Calculate the standard cell potential ($E^\ominus_{cell}$) for a cell consisting of a $Mg/Mg^{2+}$ half-cell and a $Ag/Ag^+$ half-cell. Given: $E^\ominus(Mg^{2+}/Mg) = -2.37\ V$ and $E^\ominus(Ag^+/Ag) = +0.80\ V$.

$E^\ominus_{cell} = +0.80\ V - (-2.37\ V) = +3.17\ V$

The half-cell with the more positive reduction potential ($Ag^+/Ag$) acts as the cathode, while the one with the more negative potential ($Mg^{2+}/Mg$) acts as the anode. The cell potential is the difference between them.

Determine the standard Gibbs free energy change ($\Delta G^\ominus$) for the reaction: $Zn(s) + Cu^{2+}(aq) \rightarrow Zn^{2+}(aq) + Cu(s)$, given $E^\ominus_{cell} = +1.10\ V$ and $F = 96500\ C\ mol^{-1}$.

$\Delta G^\ominus = -(2)(96500)(1.10) = -212300\ J\ mol^{-1} = -212.3\ kJ\ mol^{-1}$

The number of electrons transferred ($n$) in this redox reaction is $2$ (from $Zn \rightarrow Zn^{2+}$). Using the formula $\Delta G^\ominus = -nFE^\ominus_{cell}$, the negative result confirms the reaction is spontaneous.

An electrolytic cell contains molten $NaCl$. Calculate the mass of sodium produced if a current of $5.0\ A$ is passed through the cell for $30$ minutes. ($A_r(Na) = 22.99$)

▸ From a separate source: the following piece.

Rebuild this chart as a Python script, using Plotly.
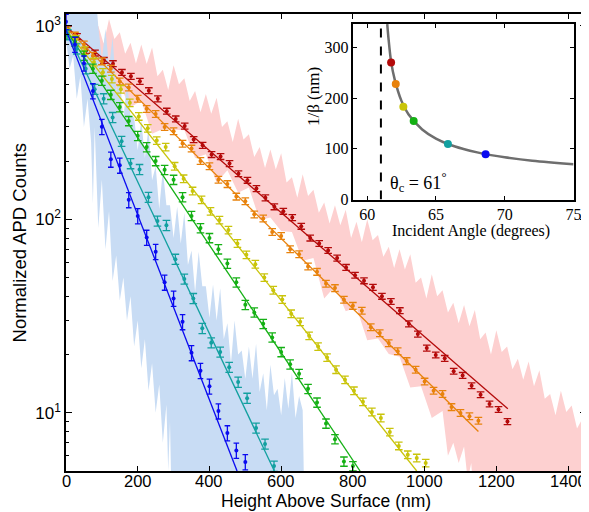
import math
import plotly.graph_objects as go

# ---------------- data ----------------
series_names = ["red", "orange", "yellow", "green", "teal", "blue"]
series_colors = ["#b40a0a", "#e8820c", "#c9c40a", "#14b014", "#12a0a0", "#0a0af0"]

red_x = [6, 31, 56, 81, 106, 131, 156, 181, 206, 231, 256, 281, 306, 331, 356, 381, 406, 431, 456, 481,
         506, 531, 556, 581, 606, 631, 656, 681, 706, 731, 756, 781, 806, 831, 856, 881, 906, 931, 956, 981,
         1006, 1031, 1056, 1081, 1106, 1131, 1156, 1181, 1206, 1231]
red_y = [962, 880, 746, 723, 662, 637, 574, 548, 516, 462, 419, 362, 330, 303, 258, 241, 216, 211, 194, 172,
         159, 144, 129, 116, 110, 102, 92, 80, 75, 69, 63, 56.4, 51.4, 48.1, 44.5, 40.0, 37.6, 33.7, 28.8, 25.5,
         21.6, 19.9, 19.1, 16.4, 15.6, 13.8, 12.4, 11.1, 10.4, 9.0]

orange_x = [0, 25, 50, 75, 100, 125, 150, 175, 200, 225, 250, 275, 300, 325, 350, 375, 400, 425, 450, 475,
            500, 525, 550, 575, 600, 625, 650, 675, 700, 725, 750, 775, 800, 825, 850, 875, 900, 925, 950, 975,
            1000, 1025, 1050, 1075, 1100, 1125, 1150]
orange_y = [960, 890, 800, 700, 655, 600, 515, 480, 420, 372, 350, 300, 285, 246, 232, 200, 188, 160, 152, 131,
            124, 106, 101, 86, 82, 70, 66, 57, 53.5, 46.5, 44.1, 38.4, 35.7, 33.7, 27.7, 25.8, 22.9, 20.8, 18.5, 16.7,
            14.5, 13.0, 12.5, 10.7, 9.97, 9.6, 9.1]

yellow_x = [3, 28, 53, 78, 103, 128, 153, 178, 203, 228, 253, 278, 303, 328, 353, 378, 403, 428, 453, 478,
            503, 528, 553, 578, 603, 628, 653, 678, 703, 728, 753, 778, 803, 828, 853, 878, 903, 928, 953, 978, 1003]
yellow_y = [930, 850, 745, 650, 575, 530, 470, 400, 340, 295, 255, 236, 188, 162, 140, 126, 110, 99, 88, 75,
            65.5, 58.6, 50, 43, 38.5, 32.5, 29.5, 25, 22, 19.3, 16.7, 14.8, 13.0, 11.4, 10.1, 9.4, 7.95, 6.74, 6.07, 5.84, 5.5]

green_x = [0, 25, 50, 75, 100, 125, 150, 175, 200, 225, 250, 275, 300, 325, 350, 375, 400, 425, 450, 475,
           500, 525, 550, 575, 600, 625, 650, 675, 700, 725, 750, 775, 800]
green_y = [900, 830, 700, 600, 520, 440, 380, 322, 270, 236, 200, 180, 160, 130, 104, 90, 80, 70, 59, 47.2,
           36.1, 33.0, 28.8, 24.5, 20.6, 17.8, 15.9, 13.3, 11.3, 8.8, 7.3, 5.6, 5.3]

teal_x = [5, 30, 55, 80, 105, 130, 155, 180, 205, 230, 255, 280, 305, 330, 355, 380, 405, 430, 455, 480,
          505, 530, 555, 580]
teal_y = [900, 760, 600, 470, 420, 336, 253, 194, 181, 130, 98, 93, 62.2, 49.1, 39.0, 27.3, 23.0, 20.6, 17.2, 14.4,
          11.9, 8.34, 6.9, 5.3]

blue_x = [0, 25, 50, 75, 100, 125, 150, 175, 200, 225, 250, 275, 300, 325, 350, 375, 400, 425, 450, 475, 500]
blue_y = [1050, 800, 640, 460, 301, 204, 190, 126, 104, 80.5, 68, 47.2, 39.0, 29.5, 20.4, 16.5, 13.7, 10.2, 7.86,
          6.39, 5.57]

series_err_pct = [3.5, 4, 4.5, 5.5, 6, 9]

# exponential fit lines: straight on the log axis, start and end
fit_x_start = [0, 0, 0, 0, 0, 0]
fit_x_end = [1232, 1150, 978, 820, 581, 477]
fit_y_start = [992, 975, 955, 950, 950, 950]
fit_y_end = [10.5, 8.0, 5.0, 5.0, 5.0, 5.0]

# raw (noisy) traces drawn as shaded bands: upper and lower edges
pink_upper_x = [0, 15, 30, 45, 60, 75, 90, 105, 120, 135, 150, 165, 180, 195, 210, 225, 240, 255, 270, 285,
                300, 315, 330, 345, 360, 375, 390, 405, 420, 435, 450, 465, 480, 495, 510, 525, 540, 555, 570, 585,
                600, 615, 630, 645, 660, 675, 690, 705, 720, 735, 750, 765, 780, 795, 810, 825, 840, 855, 870, 885,
                900, 915, 930, 945, 960, 975, 990, 1005, 1020, 1035, 1050, 1065, 1080, 1095, 1110, 1125, 1140, 1155,
                1170, 1185, 1200, 1215, 1230, 1245, 1260, 1275, 1290, 1305, 1320, 1335, 1350, 1365, 1380, 1395,
                1410, 1425, 1440, 1450]
pink_upper_y = [1290, 1016, 1285, 1028, 1262, 905, 1001, 808, 1084, 854, 925, 717, 818, 638, 800, 634, 771, 549, 593, 465,
                625, 499, 535, 409, 460, 357, 444, 351, 425, 300, 321, 251, 331, 258, 275, 210, 236, 184, 229, 181,
                219, 155, 165, 129, 171, 132, 142, 108, 122, 95, 118, 93, 112, 80, 97, 76, 100, 78, 83, 64,
                72, 56, 70, 55, 66, 47, 50, 39, 52, 40, 43, 33, 37, 29, 36, 28, 34, 24,
                26, 20, 26.7, 20.6, 22, 16.8, 19, 14.8, 18.4, 13.7, 16.6, 11.8, 12.5, 9.7, 13, 10.1,
                10.9, 8.3, 9.3, 8.0]
pink_lower_x = [0, 30, 60, 90, 120, 150, 180, 210, 240, 270, 300, 330, 360, 390, 420, 450, 480, 510, 540, 570,
                600, 630, 660, 690, 720, 750, 780, 810, 840, 870, 900, 930, 960, 990, 1020, 1050, 1065, 1080, 1095,
                1110, 1120, 1130, 1140, 1450]
pink_lower_y = [794, 796, 572, 596, 428, 489, 379, 410, 277, 293, 290, 288, 207, 217, 155, 179, 137, 146, 99, 102,
                87, 86, 61, 63, 39, 45, 33.5, 35, 23.7, 24.2, 20.1, 19.5, 13.5, 13.7, 9.4, 10.2, 6, 7.0, 5.5,
                6.7, 4.5, 5.5, 3, 3]

lblue_upper_x = [0, 8, 85, 90, 100, 110, 120, 130, 140, 150, 160, 170, 180, 190, 200, 210, 220, 230, 240, 250,
                 260, 270, 280, 290, 300, 310, 320, 330, 340, 350, 360, 370, 380, 390, 400, 410, 420, 430, 440, 450,
                 460, 470, 480, 490, 500, 510, 520, 530, 540, 550, 560, 570, 580, 590, 600, 610, 620, 630, 640, 650,
                 660, 665]
lblue_upper_y = [1000, 1300, 1300, 995, 670, 961, 610, 871, 462, 545, 326, 522, 338, 337, 227, 326, 207, 298, 159, 188,
                 113, 181, 118, 118, 80, 116, 75, 108, 58, 69, 42, 68, 45, 45, 31, 46, 30, 44, 24, 29,
                 18, 30, 20, 21, 15, 22, 15, 22.7, 12.8, 16, 10.3, 17.7, 12.3, 13.3, 9.7, 15.1, 10.5, 16.2, 9.4, 12.2,
                 10.3, 3]
lblue_lower_x = [0, 10, 20, 30, 40, 50, 60, 70, 75, 80, 90, 100, 110, 120, 130, 140, 150, 160, 170, 180,
                 190, 200, 210, 220, 230, 240, 250, 260, 270, 280, 285, 290, 295, 665]
lblue_lower_y = [850, 600, 700, 420, 550, 300, 420, 250, 120, 300, 90, 160, 70, 110, 48, 65, 38, 50, 30, 40,
                 22, 30, 17, 24, 13, 18, 10, 14, 7, 11, 5, 9, 3, 3]

x_tick_vals = [0, 200, 400, 600, 800, 1000, 1200, 1400]
x_tick_text = ["0", "200", "400", "600", "800", "1000", "1200", "1400"]
y_tick_vals = [10, 100, 1000]
y_tick_text = ["10<sup>1</sup>", "10<sup>2</sup>", "10<sup>3</sup>"]
y_minor_vals = [6, 7, 8, 9, 20, 30, 40, 50, 60, 70, 80, 90, 200, 300, 400, 500, 600, 700, 800, 900]

# inset data
theta_c = 61
inset_curve_angle = [61.46, 61.55, 61.74, 62.0, 62.5, 63.0, 64.0, 65.0, 66.0, 67.0, 68.0, 69.0, 70.0, 72.0, 75.0]
inset_curve_invbeta = [346, 318, 272, 237, 194, 168, 138, 120, 108, 99.7, 93, 87.6, 83.3, 76.6, 69.8]
inset_pts_angle = [61.74, 62.08, 62.63, 63.38, 65.87, 68.61]
inset_pts_invbeta = [270, 228, 183, 155, 109.5, 89.5]
inset_x_ticks = [60, 65, 70, 75]
inset_y_ticks = [0, 100, 200, 300]

# ---------------- figure ----------------
SANS = "Liberation Sans, Arial, sans-serif"
SERIF = "Liberation Serif, Times New Roman, serif"

fig = go.Figure()

fig.add_trace(go.Scatter(x=pink_upper_x + pink_lower_x[::-1], y=pink_upper_y + pink_lower_y[::-1],
                         mode="lines", fill="toself", fillcolor="#fdd0d0", line=dict(width=0, color="#fdd0d0"),
                         hoverinfo="skip", showlegend=False))
fig.add_trace(go.Scatter(x=lblue_upper_x + lblue_lower_x[::-1], y=lblue_upper_y + lblue_lower_y[::-1],
                         mode="lines", fill="toself", fillcolor="#c8dcf4", line=dict(width=0, color="#c8dcf4"),
                         hoverinfo="skip", showlegend=False))

xs = [red_x, orange_x, yellow_x, green_x, teal_x, blue_x]
ys = [red_y, orange_y, yellow_y, green_y, teal_y, blue_y]
for i, name in enumerate(series_names):
    c = series_colors[i]
    fig.add_trace(go.Scatter(x=[fit_x_start[i], fit_x_end[i]], y=[fit_y_start[i], fit_y_end[i]],
                             mode="lines", line=dict(color=c, width=1.3), showlegend=False, hoverinfo="skip"))
    fig.add_trace(go.Scatter(x=xs[i], y=ys[i], mode="markers", name=name,
                             marker=dict(color=c, size=4),
                             error_y=dict(type="percent", value=series_err_pct[i], color=c,
                                          thickness=1.3, width=3.8 if name != "blue" else 2.8),
                             showlegend=False))

# inset
fig.add_trace(go.Scatter(x=[theta_c, theta_c], y=[0, 346], mode="lines",
                         line=dict(color="black", width=2, dash="dash"),
                         xaxis="x2", yaxis="y2", showlegend=False, hoverinfo="skip"))
fig.add_trace(go.Scatter(x=inset_curve_angle, y=inset_curve_invbeta, mode="lines",
                         line=dict(color="#6e6e6e", width=2.5, shape="spline"),
                         xaxis="x2", yaxis="y2", showlegend=False))
fig.add_trace(go.Scatter(x=inset_pts_angle, y=inset_pts_invbeta, mode="markers",
                         marker=dict(color=series_colors, size=8),
                         xaxis="x2", yaxis="y2", showlegend=False))

axis_common = dict(showgrid=False, zeroline=False, showline=True, linecolor="black",
                   mirror="ticks", ticks="inside", tickcolor="black", automargin=False)

# main x tick labels placed as text just under the axis (tighter than plotly's default gap)
x_label_annotations = [
    dict(text=t, x=v, xref="x", y=-0.022, yref="paper", xanchor="center", yanchor="middle",
         showarrow=False, font=dict(size=16.5, family=SANS))
    for v, t in zip(x_tick_vals, x_tick_text)
]

# the page body adds an 8 px margin, so the figure is 8 px smaller than the window
fig.update_layout(
    width=581, height=504,
    margin=dict(l=58, r=3, t=6, b=41, autoexpand=False),
    paper_bgcolor="white", plot_bgcolor="white",
    font=dict(family=SANS, color="black"),
    showlegend=False,
    xaxis=dict(range=[0, 1450], tickvals=x_tick_vals, showticklabels=False, ticklen=5,
               linewidth=1.5, tickwidth=1, **axis_common),
    yaxis=dict(type="log", range=[math.log10(5), math.log10(1150)], tickvals=y_tick_vals,
               ticktext=y_tick_text, ticklen=6, linewidth=1.5, tickwidth=1,
               tickfont=dict(size=17, family=SANS),
               minor=dict(tickvals=y_minor_vals, ticks="inside", ticklen=3, tickcolor="black"),
               **axis_common),
    xaxis2=dict(domain=[0.5527, 0.976], anchor="y2", range=[59, 75], tickvals=inset_x_ticks,
                ticklen=4, linewidth=1.5, tickfont=dict(size=16, family=SERIF), **axis_common),
    yaxis2=dict(domain=[0.594, 0.978], anchor="x2", range=[0, 346], tickvals=inset_y_ticks,
                ticklen=4, linewidth=1.5, tickfont=dict(size=16, family=SERIF), **axis_common),
    annotations=x_label_annotations + [
        dict(text="Height Above Surface (nm)", xref="paper", yref="paper", x=0.5, y=-0.066,
             xanchor="center", yanchor="middle", showarrow=False, font=dict(size=17.5, family=SANS)),
        dict(text="Normalized APD Counts", xref="paper", yref="paper", x=-0.0885, y=0.5,
             xanchor="center", yanchor="middle", textangle=-90, showarrow=False,
             font=dict(size=18.5, family=SANS)),
        dict(text="Incident Angle (degrees)", xref="paper", yref="paper", x=0.779, y=0.525,
             xanchor="center", yanchor="middle", showarrow=False, font=dict(size=16, family=SERIF)),
        dict(text="1/β (nm)", xref="paper", yref="paper", x=0.4756, y=0.819,
             xanchor="center", yanchor="middle", textangle=-90, showarrow=False,
             font=dict(size=17, family=SERIF)),
        dict(text="θ<sub>c</sub> = 61<sup>°</sup>", xref="x2", yref="y2", x=61.55, y=33,
             xanchor="left", yanchor="middle", showarrow=False, font=dict(size=18, family=SERIF)),
    ],
)

fig.write_html("out.html")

$Q = 5.0 \times (30 \times 60) = 9000\ C$. $n(e^-) = \frac{9000}{96500} \approx 0.0933\ mol$. Since $Na^+ + e^- \rightarrow Na$, $n(Na) = 0.0933\ mol$. $mass = 0.0933 \times 22.99 \approx 2.14\ g$.

First, calculate the total charge ($Q$) in Coulombs. Then, find the moles of electrons using Faraday's constant. Since $1$ mole of electrons produces $1$ mole of $Na$, the mass is found by multiplying moles by molar mass.